Pilot fatigue incident

pilot fatigue

Prior to 1978, each airline worked out schedules with its pilots to accommodate the routes the airline flew while protecting the pilots from undue fatigue. But after 1978’s deregulation, all that changed. Competition between airlines became so fierce that pilots were forced to fly more hours with less rest. Fatigue led to accidents. At the beginning of this year, new rules established by the FAA and supposedly based on scientific study, went into effect which gave pilots a reasonable amount of uninterrupted rest between days of flying, but increased the number of hours a two-pilot crew could fly per day from eight to nine hours!

Under these new pseudo-scientific rules, a pilot who reports for duty at 7 a.m. can be on duty for fourteen hours. That may sound reasonable until you consider that being at work at 7 a.m.  may mean getting up at 3 a.m., leaving home at 4 a.m., and driving two hours to the airport. That allows only twenty minutes for traffic and forty minutes to catch the bus from crew parking to the terminal. Your pilot can be forced to work until 9 p.m., eighteen hours after waking up — if lucky — from five to six hours of sleep.
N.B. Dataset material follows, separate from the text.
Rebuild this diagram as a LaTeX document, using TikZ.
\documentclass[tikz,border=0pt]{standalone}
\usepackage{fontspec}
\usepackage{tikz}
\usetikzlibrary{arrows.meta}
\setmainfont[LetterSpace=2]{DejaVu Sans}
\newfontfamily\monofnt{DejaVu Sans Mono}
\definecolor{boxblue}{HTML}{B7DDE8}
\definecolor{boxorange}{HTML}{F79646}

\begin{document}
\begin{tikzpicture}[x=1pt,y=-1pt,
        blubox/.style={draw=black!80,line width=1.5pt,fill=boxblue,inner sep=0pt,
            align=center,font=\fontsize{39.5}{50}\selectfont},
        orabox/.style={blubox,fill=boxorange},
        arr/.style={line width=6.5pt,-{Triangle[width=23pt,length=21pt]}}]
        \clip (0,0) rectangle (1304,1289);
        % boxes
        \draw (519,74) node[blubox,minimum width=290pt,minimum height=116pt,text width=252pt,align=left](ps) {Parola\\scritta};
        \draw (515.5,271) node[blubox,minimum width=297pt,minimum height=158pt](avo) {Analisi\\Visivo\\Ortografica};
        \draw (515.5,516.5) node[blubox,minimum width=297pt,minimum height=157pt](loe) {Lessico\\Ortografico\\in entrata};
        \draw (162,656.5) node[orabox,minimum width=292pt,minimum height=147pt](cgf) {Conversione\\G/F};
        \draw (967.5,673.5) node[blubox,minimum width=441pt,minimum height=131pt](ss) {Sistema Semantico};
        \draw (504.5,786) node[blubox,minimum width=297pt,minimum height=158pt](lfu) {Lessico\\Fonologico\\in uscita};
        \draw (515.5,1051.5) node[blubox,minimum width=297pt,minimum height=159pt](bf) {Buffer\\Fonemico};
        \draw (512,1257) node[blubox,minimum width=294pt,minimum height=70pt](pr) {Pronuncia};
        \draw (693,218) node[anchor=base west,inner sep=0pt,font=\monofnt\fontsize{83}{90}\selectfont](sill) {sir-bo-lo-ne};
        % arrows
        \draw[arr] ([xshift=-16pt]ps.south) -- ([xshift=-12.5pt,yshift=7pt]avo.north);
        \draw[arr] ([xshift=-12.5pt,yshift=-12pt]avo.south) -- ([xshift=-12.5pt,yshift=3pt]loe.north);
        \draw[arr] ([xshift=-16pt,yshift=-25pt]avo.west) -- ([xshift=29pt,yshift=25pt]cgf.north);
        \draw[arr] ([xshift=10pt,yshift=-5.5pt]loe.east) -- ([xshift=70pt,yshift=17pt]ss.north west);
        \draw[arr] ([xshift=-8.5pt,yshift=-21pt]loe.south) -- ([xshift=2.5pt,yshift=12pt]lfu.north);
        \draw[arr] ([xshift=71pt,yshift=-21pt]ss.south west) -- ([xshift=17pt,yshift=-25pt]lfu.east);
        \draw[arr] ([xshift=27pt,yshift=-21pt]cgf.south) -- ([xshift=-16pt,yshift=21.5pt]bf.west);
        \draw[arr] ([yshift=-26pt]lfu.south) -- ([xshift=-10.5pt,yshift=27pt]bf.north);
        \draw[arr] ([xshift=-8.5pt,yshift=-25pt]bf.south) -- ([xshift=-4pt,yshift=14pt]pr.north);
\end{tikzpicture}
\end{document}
Pilots are stuck with the new rules, and no matter how fatigued a pilot may be, refusing to fly means big trouble. As a pilot, you don’t fly fatigued, you can’t keep your job. Don’t expect things to get better.

On August 14 we had an incident with two pilots that were suspended after their plane carrying 280 passengers plunged suddenly in the airspace over Turkey en route to Brussels from Mumbai, the Times of India reported.
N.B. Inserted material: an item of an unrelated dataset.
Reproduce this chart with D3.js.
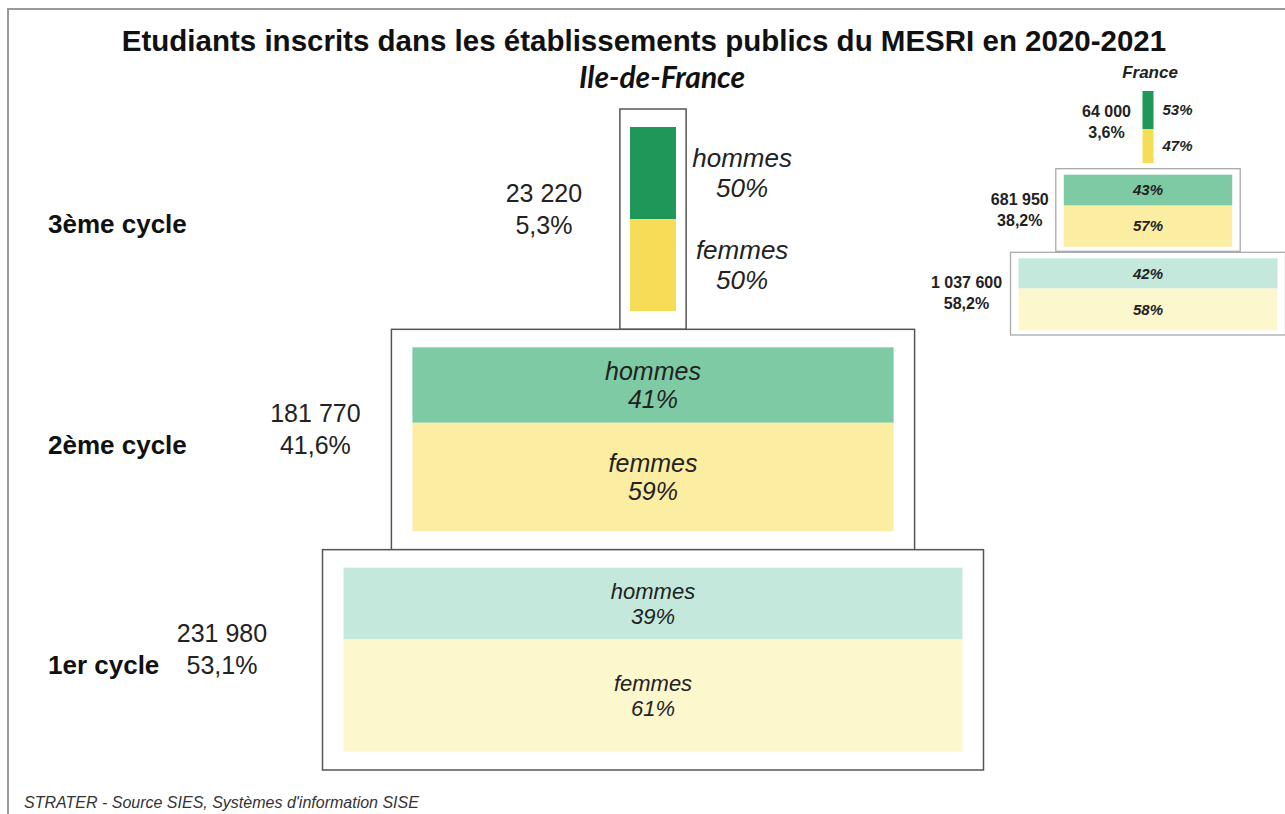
<!DOCTYPE html>
<html>
<head>
<meta charset="utf-8">
<script src="https://cdn.jsdelivr.net/npm/d3@7"></script>
<style>
  html, body { margin: 0; padding: 0; background: #fff; }
  svg { display: block; font-family: "Liberation Sans", Arial, sans-serif; }
</style>
</head>
<body>
<svg id="chart" width="1285" height="814"></svg>
<script>
// ---------- DATA ----------
const levels = ["3ème cycle", "2ème cycle", "1er cycle"];
const idfCounts = [23220, 181770, 231980];
const idfShares = [5.3, 41.6, 53.1];
const idfHommes = [50, 41, 39];
const idfFemmes = [50, 59, 61];
const frCounts = [64000, 681950, 1037600];
const frShares = [3.6, 38.2, 58.2];
const frHommes = [53, 43, 42];
const frFemmes = [47, 57, 58];
const titleText = "Etudiants inscrits dans les établissements publics du MESRI en 2020-2021";
const subtitleText = "Ile-de-France";
const insetTitle = "France";
const sourceText = "STRATER - Source SIES, Systèmes d'information SISE";
const sexLabels = ["hommes", "femmes"];

// ---------- STYLE ----------
const hommesColors = ["#1e9758", "#7dcaa4", "#c4e9dc"];
const femmesColors = ["#f7dc58", "#fbeea3", "#fdf7ce"];

const fr = d3.formatLocale({ decimal: ",", thousands: " ", grouping: [3], currency: ["", " €"] });
const fmtCount = fr.format(",d");
const fmtShare = v => fr.format(".1f")(v) + "%";

const svg = d3.select("#chart");

// outer frame
svg.append("rect").attr("x", 8).attr("y", 9).attr("width", 1300).attr("height", 830)
  .attr("fill", "none").attr("stroke", "#9a9a9a").attr("stroke-width", 2);

// titles
svg.append("text").attr("x", 644).attr("y", 51).attr("text-anchor", "middle")
  .attr("font-size", 29.5).attr("font-weight", "bold").attr("fill", "#111").text(titleText);
svg.append("text").attr("x", 662).attr("y", 88).attr("text-anchor", "middle")
  .attr("font-family", "Lato, 'Open Sans', sans-serif")
  .attr("font-size", 30).attr("font-weight", "bold").attr("font-style", "italic")
  .attr("fill", "#111").text(subtitleText);

// source
svg.append("text").attr("x", 24).attr("y", 808)
  .attr("font-size", 16).attr("font-style", "italic").attr("fill", "#333").text(sourceText);

function rows(counts, shares, hommes, femmes) {
  return levels.map((l, i) => ({ level: l, i, count: counts[i], share: shares[i], h: hommes[i], f: femmes[i] }));
}

// ---------- MAIN PYRAMID (Ile-de-France) ----------
(function () {
  const data = rows(idfCounts, idfShares, idfHommes, idfFemmes);
  const cx = 653;
  const y = d3.scaleBand().domain(levels).range([109, 770]);
  const w = d3.scaleLinear().domain([23220, 231980]).range([46, 619]);
  const innerTop = 18, innerH = 184;
  const split = d3.scaleLinear().domain([0, 100]).range([0, innerH]);

  const g = svg.append("g");
  const row = g.selectAll("g.row").data(data).join("g").attr("class", "row");

  row.each(function (d) {
    const sel = d3.select(this);
    const bw = w(d.count);
    const hpad = Math.min(21, bw * 0.22);
    const x0 = cx - bw / 2;
    const top = y(d.level);
    const boxX = x0 - hpad;
    sel.append("rect").attr("x", boxX).attr("y", top)
      .attr("width", bw + 2 * hpad).attr("height", y.bandwidth())
      .attr("fill", "#fff").attr("stroke", "#555").attr("stroke-width", 1.5);
    const hy = top + innerTop, hh = split(d.h);
    const fy = hy + hh, fh = split(d.f);
    sel.append("rect").attr("x", x0).attr("y", hy).attr("width", bw).attr("height", hh)
      .attr("fill", hommesColors[d.i]);
    sel.append("rect").attr("x", x0).attr("y", fy).attr("width", bw).attr("height", fh)
      .attr("fill", femmesColors[d.i]);

    const fs = d.i === 2 ? 22 : (d.i === 1 ? 25 : 26);
    const outside = bw < 150;
    const tx = outside ? x0 + bw + hpad + 56 : cx;
    [[sexLabels[0], d.h, hy + hh / 2], [sexLabels[1], d.f, fy + fh / 2]].forEach(([lab, v, c]) => {
      const t = sel.append("text").attr("x", tx).attr("y", c).attr("text-anchor", "middle")
        .attr("font-size", fs).attr("font-style", "italic").attr("fill", "#222");
      t.append("tspan").attr("x", tx).attr("dy", "-0.22em").text(lab);
      t.append("tspan").attr("x", tx).attr("dy", "1.15em").text(v + "%");
    });

    // level label
    const mid = top + y.bandwidth() / 2;
    sel.append("text").attr("x", 48).attr("y", mid + 14)
      .attr("font-size", 26).attr("font-weight", "bold").attr("fill", "#111").text(d.level);

    // count and share
    const vx = d.i === 2 ? 222 : boxX - 76;
    const vt = sel.append("text").attr("x", vx).attr("y", mid - 12).attr("text-anchor", "middle")
      .attr("font-size", 25).attr("fill", "#222");
    vt.append("tspan").attr("x", vx).attr("dy", "-0.22em").text(fmtCount(d.count));
    vt.append("tspan").attr("x", vx).attr("dy", "1.28em").text(fmtShare(d.share));
  });
})();

// ---------- INSET (France) ----------
(function () {
  const data = rows(frCounts, frShares, frHommes, frFemmes);
  const cx = 1148;
  const y = d3.scaleBand().domain(levels).range([84, 335]);
  const w = d3.scaleLinear().domain([64000, 1037600]).range([11, 259]);
  const innerTop = 7, innerH = 72;
  const split = d3.scaleLinear().domain([0, 100]).range([0, innerH]);

  svg.append("text").attr("x", 1150).attr("y", 78).attr("text-anchor", "middle")
    .attr("font-size", 17).attr("font-weight", "bold").attr("font-style", "italic")
    .attr("fill", "#222").text(insetTitle);

  const g = svg.append("g");
  g.selectAll("g.row").data(data).join("g").attr("class", "row").each(function (d) {
    const sel = d3.select(this);
    const bw = w(d.count);
    const x0 = cx - bw / 2;
    const top = y(d.level);
    const narrow = bw < 30;
    const hpad = narrow ? 0 : 8;
    if (!narrow) {
      sel.append("rect").attr("x", x0 - hpad).attr("y", top + 1)
        .attr("width", bw + 2 * hpad).attr("height", y.bandwidth() - 1)
        .attr("fill", "#fff").attr("stroke", "#aaa").attr("stroke-width", 1.3);
    }
    const hy = top + innerTop, hh = split(d.h);
    const fy = hy + hh, fh = split(d.f);
    sel.append("rect").attr("x", x0).attr("y", hy).attr("width", bw).attr("height", hh)
      .attr("fill", hommesColors[d.i]);
    sel.append("rect").attr("x", x0).attr("y", fy).attr("width", bw).attr("height", fh)
      .attr("fill", femmesColors[d.i]);

    const tx = narrow ? x0 + bw + 9 : cx;
    const anchor = narrow ? "start" : "middle";
    [[d.h, hy + hh / 2], [d.f, fy + fh / 2]].forEach(([v, c]) => {
      sel.append("text").attr("x", tx).attr("y", c).attr("dy", "0.35em").attr("text-anchor", anchor)
        .attr("font-size", 15).attr("font-weight", "bold").attr("font-style", "italic")
        .attr("fill", "#222").text(v + "%");
    });

    const mid = top + y.bandwidth() / 2;
    const rx = x0 - hpad - (d.i === 2 ? 44 : 36);
    const ct = sel.append("text").attr("x", rx).attr("y", mid - (narrow ? 4 : 0)).attr("text-anchor", "middle")
      .attr("font-size", 16).attr("font-weight", "bold").attr("fill", "#222");
    ct.append("tspan").attr("x", rx).attr("dy", "-0.3em").text(fmtCount(d.count));
    ct.append("tspan").attr("x", rx).attr("dy", "1.3em").text(fmtShare(d.share));
  });
})();
</script>
</body>
</html>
The plane dropped 5,000 feet while the captain was sleeping in what’s known as a “controlled rest,” which is permitted under aviation laws for long flights.

The co-pilot, who was meant to be in charge of the plane while the captain snoozed, claims she was busy on her iPad and didn’t notice the plane had lost altitude. However, investigators are looking into the possibility that she too had dozed off.

Air traffic controllers noticed the jet had moved away from its assigned flight level of 34,000 feet, and alerted the crew.